Hyperfiction:

Neue Schläuche für autorisierte Schriftsteller

Kunst und mithin auch Literatur lässt sich als ein funktionales System auffassen, dessen autopoietische Entwicklungslogik durch Abbildungen wie prähistorische Höhlenzeichnung und religiöse Ikonen in Gang gesetzt wurde. Diese Abbildungen waren Abbildungen von etwas, das Kunsthandwerk bestand in der möglichst adäquaten Abbildung, was bestimmte Verfremdungen stets miteinbezogen hat. Texte machen auf diesem noch unentwickelten Niveau Aussagen über etwas. Zur Kunst der Autoren wurde die Kunst, indem sie von Abbildungsreferenten autonom wurde und sich selbst genügte. In der Malerei ist dieser übergang vordergründig im sogenannt abstrakten Bild zu sehen - wenn es dort überhaupt etwas zu sehen gibt. Nicht selten erinnert mich Hyperfiction an abstrakte Bilder, aber auch die Klagenfurter Lesungen sind Ausdruck dieser zunehmenden Art von Autonomie, in welcher es vielleicht darum geht, das Werk so unspezifisch zu halten, dass jede Interpretation möglich ist, während die durch den Rahmen gesetzte Deklaration "Kunst" die Interpretation gleichwohl erheischt. Wo diese literarische Qualität von den Autoren durch bewusste Unterbestimmtheit im zu deutenden Text erzeugt wird, drängt sich Hypertext förmlich auf. Nichts ist leichter, als eine Hyperfiction zu schreiben, die gar niemand auch nur halbwegs interpretieren kann, obwohl sie aus literarischen Sätzen besteht.

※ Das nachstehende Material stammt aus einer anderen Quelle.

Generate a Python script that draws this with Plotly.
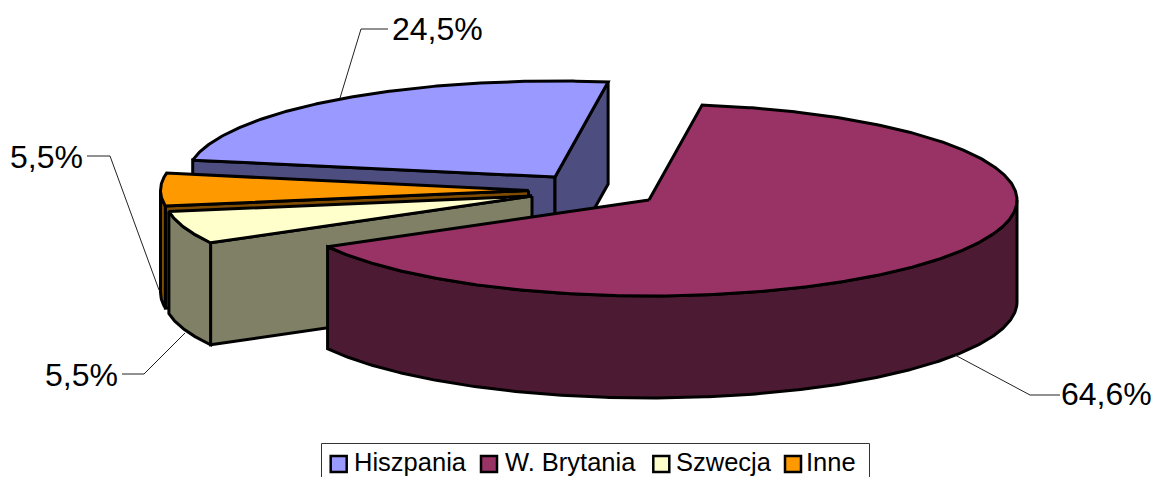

Hyperfiction, also der Versuch, Literatur mittels Hypertext zu erzeugen, bringt an den Tag, was implizit alle schon wussten: Literatur beruht auf der Bestimmung des Autors, was der Leser wann zu lesen hat. Hyperfiction - gerade die unlesbare, falls es lesbare auch gibt - zeigt, unter welchen Bedingungen Literatur gelesen werden kann: Man muss sich vom "federführenden" Autor an die Gängel nehmen lassen und in Kauf nehmen, dass man immer nur interpretiert, was in diesem Kontext zwangsläufig heisst, falsch interpretiert. Wo Literatur für Leser geschrieben wird - und so verwenden wir ja das Wort Literatur, ohne Bezug auf Litanei - dort genügen unentwickelte Technologien. Literatur ist bürgerlich wie die romatische Liebe, allenfalls wie die Liebe zum Vaterland, deren Unmöglichkeit sie durchgehend behandelt. Wenn wir nichts mehr von der unmöglichen Liebe lesen wollen, brauchen wir keine Literatur mehr, so wie wir - seit wir bürgerlich sind - ja auch weitgehend auf feudale ölgemälde von den Herrschenden verzichten. Und um die Unmöglichkeit der Liebe zu beschreiben, genügt eine Feder, wie Shakespeare, die englische Königin, sie hatte, allemal (7). Wer "wahre Literatur" erzeugen will, hüte sich vor Hypertext.

* * *

Wenn man Literatur als autonome Kunst ernst nähme, müsste man natürlich auf Interpretationen verzichten. Interpretationen unterstellen nämlich einen gegebenen Sinn, dem man sich annähern kann. Wäre dieser Sinn in der Literatur vorhanden, wäre die Literatur aber nicht autonom, weil sie diesen Sinn mitteilen müsste: ein echtes Dilemma. Schmidt (8) macht einen subtilen Vorschlag: Die Literaturwissenschaft müsse auf Interpretationen verzichten, nicht aber jeder individuelle Leser. Interpretieren ist also schon erlaubt, aber es ist nicht wissenschaftlich und wird der Kunst nicht gerecht. Wer sich das Lesen von Literatur anders als interpretierend nicht vorstellen kann, muss also Literatur lesend entweder auf Literatur oder auf Kunst - oder auf das hier verwendete, systemisch-wissenschaftliche Verständnis - verzichten.